ONLINE Gastvortrag Robert Hartman (Tulane Univ.): „If Vicious Character Constitutes Hell's Punishment and Explains Its Fixity, then Probably All Will Be Saved”

Mittwoch, 24. November 2021, 18.00 Uhr

ONLINE Gastvortrag Robert Hartman (Tulane University): „If Vicious Character Constitutes Hell's Punishment and Explains Its Fixity, then Probably All Will Be Saved” [Plakat]

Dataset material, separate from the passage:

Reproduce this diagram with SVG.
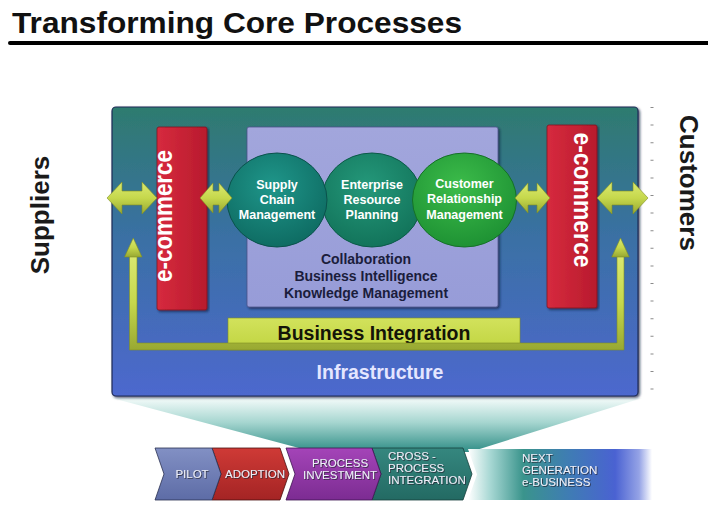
<svg xmlns="http://www.w3.org/2000/svg" width="708" height="510" viewBox="0 0 708 510">
  <defs>
    <style>
      .title { font-family: "Liberation Sans", Arial, sans-serif; font-weight: bold; font-size: 29px; fill: #111; }
      .side { font-family: "Liberation Sans", Arial, sans-serif; font-weight: bold; font-size: 26px; fill: #1a1a1a; }
      .ecom { font-family: "Liberation Sans", Arial, sans-serif; font-weight: bold; font-size: 26px; fill: #ffffff; }
      .circ { font-family: "Liberation Sans", Arial, sans-serif; font-weight: bold; font-size: 12.5px; fill: #ffffff; text-anchor: middle; }
      .panel { font-family: "Liberation Sans", Arial, sans-serif; font-weight: bold; font-size: 14px; fill: #1b1d3c; text-anchor: middle; }
      .band { font-family: "Liberation Sans", Arial, sans-serif; font-weight: bold; font-size: 19.5px; text-anchor: middle; }
      .stage { font-family: "Liberation Sans", Arial, sans-serif; font-size: 11.5px; fill: #eceef8; filter: url(#txtShadow); }
      .arrow { fill: url(#gArrowH); stroke: #7f8e24; stroke-width: 0.6; }
    </style>
    <linearGradient id="gInfra" x1="0" y1="0" x2="0" y2="1">
      <stop offset="0" stop-color="#2e7b6f"/>
      <stop offset="0.45" stop-color="#3a70a4"/>
      <stop offset="1" stop-color="#4d68ce"/>
    </linearGradient>
    <linearGradient id="gRed" x1="0" y1="0" x2="1" y2="0">
      <stop offset="0" stop-color="#d62a3e"/>
      <stop offset="1" stop-color="#b81b2d"/>
    </linearGradient>
    <linearGradient id="gPanel" x1="0" y1="0" x2="0" y2="1">
      <stop offset="0" stop-color="#a2a6dc"/>
      <stop offset="1" stop-color="#979cd8"/>
    </linearGradient>
    <linearGradient id="gArrowH" x1="0" y1="0" x2="0" y2="1">
      <stop offset="0" stop-color="#dae971"/>
      <stop offset="0.5" stop-color="#c6d84c"/>
      <stop offset="1" stop-color="#98a832"/>
    </linearGradient>
    <linearGradient id="gBand" x1="0" y1="0" x2="0" y2="1">
      <stop offset="0" stop-color="#d2e25c"/>
      <stop offset="1" stop-color="#c0d440"/>
    </linearGradient>
    <radialGradient id="gScm" cx="0.45" cy="0.35" r="0.7">
      <stop offset="0" stop-color="#1f968a"/>
      <stop offset="1" stop-color="#0d6960"/>
    </radialGradient>
    <radialGradient id="gErp" cx="0.45" cy="0.35" r="0.7">
      <stop offset="0" stop-color="#24987a"/>
      <stop offset="1" stop-color="#117158"/>
    </radialGradient>
    <radialGradient id="gCrm" cx="0.45" cy="0.35" r="0.7">
      <stop offset="0" stop-color="#3cbc4a"/>
      <stop offset="1" stop-color="#1c8f32"/>
    </radialGradient>
    <linearGradient id="gFunnel" x1="0" y1="0" x2="0" y2="1">
      <stop offset="0" stop-color="#f4fbfa"/>
      <stop offset="0.45" stop-color="#a6d6d0"/>
      <stop offset="1" stop-color="#2f8d86"/>
    </linearGradient>
    <linearGradient id="gPilot" x1="0" y1="0" x2="0" y2="1">
      <stop offset="0" stop-color="#8290c4"/>
      <stop offset="1" stop-color="#5d6ca6"/>
    </linearGradient>
    <linearGradient id="gAdopt" x1="0" y1="0" x2="0" y2="1">
      <stop offset="0" stop-color="#cf3a36"/>
      <stop offset="1" stop-color="#a42424"/>
    </linearGradient>
    <linearGradient id="gInvest" x1="0" y1="0" x2="0" y2="1">
      <stop offset="0" stop-color="#a444b8"/>
      <stop offset="1" stop-color="#7c2c92"/>
    </linearGradient>
    <linearGradient id="gCross" x1="0" y1="0" x2="0" y2="1">
      <stop offset="0" stop-color="#35877f"/>
      <stop offset="1" stop-color="#236a63"/>
    </linearGradient>
    <linearGradient id="gNext" x1="0" y1="0" x2="1" y2="0">
      <stop offset="0" stop-color="#ffffff"/>
      <stop offset="0.12" stop-color="#a8d8d4"/>
      <stop offset="0.3" stop-color="#3a948c"/>
      <stop offset="0.55" stop-color="#3f7cb4"/>
      <stop offset="0.8" stop-color="#4a62d2"/>
      <stop offset="0.93" stop-color="#95a3e6"/>
      <stop offset="1" stop-color="#ffffff"/>
    </linearGradient>
    <filter id="shadow" x="-5%" y="-5%" width="110%" height="115%">
      <feDropShadow dx="1.5" dy="1.5" stdDeviation="1" flood-color="#101a3a" flood-opacity="0.7"/>
    </filter>
    <filter id="txtShadow" x="-10%" y="-30%" width="120%" height="160%">
      <feDropShadow dx="0.8" dy="0.8" stdDeviation="0.4" flood-color="#202030" flood-opacity="0.9"/>
    </filter>
  </defs>

  <rect width="708" height="510" fill="#ffffff"/>

  <!-- heading and rule -->
  <g id="title">
    <text class="title" x="12" y="33" textLength="450" lengthAdjust="spacingAndGlyphs">Transforming Core Processes</text>
    <line x1="10" y1="43" x2="708" y2="43" stroke="#000" stroke-width="4" stroke-linecap="round"/>
  </g>

  <!-- side labels -->
  <g id="suppliers">
    <text class="side" transform="translate(48.5,215) rotate(-90)" text-anchor="middle">Suppliers</text>
  </g>
  <g id="customers">
    <text class="side" transform="translate(679.5,183) rotate(90)" text-anchor="middle">Customers</text>
  </g>

  <!-- tick marks along the right edge -->
  <line x1="652" y1="107" x2="652" y2="392" stroke="#8a8a8a" stroke-width="3" stroke-dasharray="1 16.6"/>

  <!-- funnel from the framework down to the stage strip -->
  <g id="funnel">
    <polygon points="112,398 642,398 470,452 314,452" fill="url(#gFunnel)"/>
  </g>

  <!-- outer framework: infrastructure -->
  <g id="infrastructure">
    <rect x="112" y="107" width="526" height="289" rx="4" fill="url(#gInfra)" stroke="#1f2b58" stroke-width="1.2" filter="url(#shadow)"/>
    <text class="band" x="380" y="379" fill="#e4e6ff">Infrastructure</text>
  </g>

  <!-- core applications panel -->
  <g id="core-panel">
    <rect x="247" y="127" width="251" height="180" rx="2" fill="url(#gPanel)" stroke="#4b548c" stroke-width="0.8" filter="url(#shadow)"/>
    <text class="panel" x="366" y="264">Collaboration</text>
    <text class="panel" x="366" y="281">Business Intelligence</text>
    <text class="panel" x="366" y="298">Knowledge Management</text>
  </g>

  <g id="erp">
    <ellipse cx="372" cy="200" rx="50" ry="47" fill="url(#gErp)" stroke="#0b5a48" stroke-width="1"/>
    <text class="circ" x="372" y="189">Enterprise</text>
    <text class="circ" x="372" y="204">Resource</text>
    <text class="circ" x="372" y="219">Planning</text>
  </g>
  <g id="scm">
    <ellipse cx="277" cy="200" rx="50" ry="47" fill="url(#gScm)" stroke="#0a524c" stroke-width="1"/>
    <text class="circ" x="277" y="189">Supply</text>
    <text class="circ" x="277" y="204">Chain</text>
    <text class="circ" x="277" y="219">Management</text>
  </g>
  <g id="crm">
    <ellipse cx="464.5" cy="200" rx="52" ry="47" fill="url(#gCrm)" stroke="#157028" stroke-width="1"/>
    <text class="circ" x="464.5" y="188">Customer</text>
    <text class="circ" x="464.5" y="203">Relationship</text>
    <text class="circ" x="464.5" y="219">Management</text>
  </g>

  <!-- e-commerce bars -->
  <g id="ecommerce-left">
    <rect x="157" y="127" width="50" height="183" rx="2" fill="url(#gRed)" stroke="#7e1420" stroke-width="0.8" filter="url(#shadow)"/>
    <text class="ecom" transform="translate(172,216) rotate(-90)" text-anchor="middle" textLength="132" lengthAdjust="spacingAndGlyphs">e-commerce</text>
  </g>
  <g id="ecommerce-right">
    <rect x="547" y="125" width="50" height="183" rx="2" fill="url(#gRed)" stroke="#7e1420" stroke-width="0.8" filter="url(#shadow)"/>
    <text class="ecom" transform="translate(574,200) rotate(90)" text-anchor="middle" textLength="135" lengthAdjust="spacingAndGlyphs">e-commerce</text>
  </g>

  <!-- business integration band -->
  <g id="business-integration">
    <rect x="228" y="318" width="292" height="32" fill="url(#gBand)" stroke="#7f8e24" stroke-width="0.6"/>
    <text class="band" x="374" y="340" fill="#141408">Business Integration</text>
  </g>

  <!-- connectors -->
  <g id="connectors">
    <!-- U-shaped integration loop with upward heads -->
    <path class="arrow" d="M129.5,255 L129.5,350 L624,350 L624,255 L617,255 L617,343 L137,343 L137,255 Z"/>
    <polygon class="arrow" points="133.25,238 124.5,257 142,257"/>
    <polygon class="arrow" points="620.5,238 611.75,257 629.25,257"/>
    <!-- suppliers <-> e-commerce -->
    <path class="arrow" d="M107,198 L122,182 L122,191 L142,191 L142,182 L157,198 L142,214 L142,205 L122,205 L122,214 Z"/>
    <!-- e-commerce <-> supply chain -->
    <path class="arrow" d="M200,198 L213,183 L213,191 L219,191 L219,183 L232,198 L219,213 L219,205 L213,205 L213,213 Z"/>
    <!-- customer relationship <-> e-commerce -->
    <path class="arrow" d="M515,198 L528,183 L528,191 L537,191 L537,183 L550,198 L537,213 L537,205 L528,205 L528,213 Z"/>
    <!-- e-commerce <-> customers -->
    <path class="arrow" d="M597,198 L612,182 L612,191 L633,191 L633,182 L648,198 L633,214 L633,205 L612,205 L612,214 Z"/>
  </g>

  <!-- e-business stage strip -->
  <g id="stage-next">
    <polygon points="468,449 652,449 652,500 468,500 477,474.5" fill="url(#gNext)"/>
    <text class="stage" x="522" y="462">NEXT</text>
    <text class="stage" x="522" y="474">GENERATION</text>
    <text class="stage" x="522" y="486">e-BUSINESS</text>
  </g>
  <g id="stage-cross">
    <polygon points="372,448 463,448 472,474 463,500 372,500 381,474" fill="url(#gCross)" stroke="#16403c" stroke-width="0.8"/>
    <text class="stage" x="388" y="460">CROSS -</text>
    <text class="stage" x="388" y="472">PROCESS</text>
    <text class="stage" x="388" y="484">INTEGRATION</text>
  </g>
  <g id="stage-invest">
    <polygon points="286,448 372,448 381,474 372,500 286,500 295,474" fill="url(#gInvest)" stroke="#3e1450" stroke-width="0.8"/>
    <text class="stage" x="340" y="467" text-anchor="middle" font-size="10.5">PROCESS</text>
    <text class="stage" x="340" y="479" text-anchor="middle" font-size="10.5">INVESTMENT</text>
  </g>
  <g id="stage-adoption">
    <polygon points="212,448 280,448 289,474 280,500 212,500 221,474" fill="url(#gAdopt)" stroke="#4a1010" stroke-width="0.8"/>
    <text class="stage" x="255" y="478" text-anchor="middle">ADOPTION</text>
  </g>
  <g id="stage-pilot">
    <polygon points="155,448 212,448 221,474 212,500 155,500 164,474" fill="url(#gPilot)" stroke="#2a3050" stroke-width="0.8"/>
    <text class="stage" x="192" y="478" text-anchor="middle">PILOT</text>
  </g>
</svg>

Teilnahme unter folgendem Link

According to one prominent view, the punishment of hell is constituted by the natural consequences of the damned person’s vicious character; and the damned suffer forever, because they have freely fixed their character in a way that makes repentance psychologically impossible. So, even though God continues to desire reconciliation with persons in hell, they do not all-things-considered want reconciliation with God. But this explanation of hell’s finality is implausible. Since God enables human free choice to accept God’s invitation to salvation in their pre-mortem lives, God would re-enable that ability to accept freely God’s invitation to salvation in their post-mortem lives. That is, God would make direct or indirect alterations in the character of damned persons and give them new motivational reasons that re-enable their freedom to repent. But then, it is probable all damned persons will be saved eventually in part because there is a potential infinity of opportunities for each person to choose freely to repent. Thus, if such views about the nature of hell and divine love are correct, probably all will be saved.

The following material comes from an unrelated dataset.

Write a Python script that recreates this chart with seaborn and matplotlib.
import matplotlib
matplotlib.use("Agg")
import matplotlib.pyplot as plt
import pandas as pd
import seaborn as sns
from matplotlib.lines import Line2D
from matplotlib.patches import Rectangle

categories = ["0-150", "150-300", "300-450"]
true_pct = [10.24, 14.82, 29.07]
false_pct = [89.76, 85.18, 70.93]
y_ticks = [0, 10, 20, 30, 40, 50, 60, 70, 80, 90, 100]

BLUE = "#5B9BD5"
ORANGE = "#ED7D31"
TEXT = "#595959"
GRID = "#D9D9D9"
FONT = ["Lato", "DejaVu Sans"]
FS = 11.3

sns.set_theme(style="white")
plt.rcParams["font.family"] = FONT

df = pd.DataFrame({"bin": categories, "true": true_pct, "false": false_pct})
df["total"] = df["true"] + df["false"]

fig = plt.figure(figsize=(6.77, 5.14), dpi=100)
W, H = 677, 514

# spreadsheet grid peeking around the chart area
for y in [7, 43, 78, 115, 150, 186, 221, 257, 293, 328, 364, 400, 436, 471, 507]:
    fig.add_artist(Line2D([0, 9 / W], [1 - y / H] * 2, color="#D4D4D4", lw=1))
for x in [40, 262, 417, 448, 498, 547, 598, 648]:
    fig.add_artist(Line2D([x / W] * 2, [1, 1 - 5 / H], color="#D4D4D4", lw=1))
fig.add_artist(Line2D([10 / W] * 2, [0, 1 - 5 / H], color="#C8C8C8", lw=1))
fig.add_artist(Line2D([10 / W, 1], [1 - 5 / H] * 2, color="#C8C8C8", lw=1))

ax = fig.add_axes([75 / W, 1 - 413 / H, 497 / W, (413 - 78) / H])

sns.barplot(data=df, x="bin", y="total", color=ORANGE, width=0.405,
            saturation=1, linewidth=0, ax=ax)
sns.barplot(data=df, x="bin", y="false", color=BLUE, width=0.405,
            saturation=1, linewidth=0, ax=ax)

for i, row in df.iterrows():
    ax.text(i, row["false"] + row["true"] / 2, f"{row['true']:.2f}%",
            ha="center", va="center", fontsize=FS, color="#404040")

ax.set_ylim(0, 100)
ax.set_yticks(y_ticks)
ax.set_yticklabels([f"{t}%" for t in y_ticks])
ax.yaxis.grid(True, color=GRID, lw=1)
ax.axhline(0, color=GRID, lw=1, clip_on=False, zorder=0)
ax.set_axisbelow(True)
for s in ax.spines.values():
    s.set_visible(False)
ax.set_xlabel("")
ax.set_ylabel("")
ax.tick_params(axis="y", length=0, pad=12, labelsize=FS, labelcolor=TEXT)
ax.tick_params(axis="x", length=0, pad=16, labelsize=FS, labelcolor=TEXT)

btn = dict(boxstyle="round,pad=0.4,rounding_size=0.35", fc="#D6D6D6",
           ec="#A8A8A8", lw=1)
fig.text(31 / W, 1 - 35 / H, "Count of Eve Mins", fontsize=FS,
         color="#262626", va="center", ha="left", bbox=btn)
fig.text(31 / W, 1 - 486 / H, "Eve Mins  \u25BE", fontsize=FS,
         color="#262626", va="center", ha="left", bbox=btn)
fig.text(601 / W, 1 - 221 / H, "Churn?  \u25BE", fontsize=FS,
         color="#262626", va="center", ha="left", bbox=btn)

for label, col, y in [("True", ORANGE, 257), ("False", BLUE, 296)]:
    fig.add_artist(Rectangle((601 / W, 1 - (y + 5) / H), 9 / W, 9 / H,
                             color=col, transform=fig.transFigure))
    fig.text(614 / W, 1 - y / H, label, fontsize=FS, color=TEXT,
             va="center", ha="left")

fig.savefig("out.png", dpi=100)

Robert J. Hartman works mainly in normative ethics, metaphysics, and philosophical theology. He is a visiting assistant professor of philosophy at Tulane University, New Orleans. Previously, he was a visiting research professor and faculty fellow with the Center for Ethics and Public Affairs in the Murphy Institute at Tulane University; he also held postdoctoral research fellowships at Stockholm University and the University of Gothenburg. He is the author of In Defense of Moral Luck (Routledge 2017) and co-editor of The Routledge Handbook of the Philosophy and Psychology of Luck (Routledge 2019). Currently, he is writing a monograph titled Character and Free Will as well as a series of papers that apply its insights to theological puzzles about gratitude, heaven, purgatory, and hell.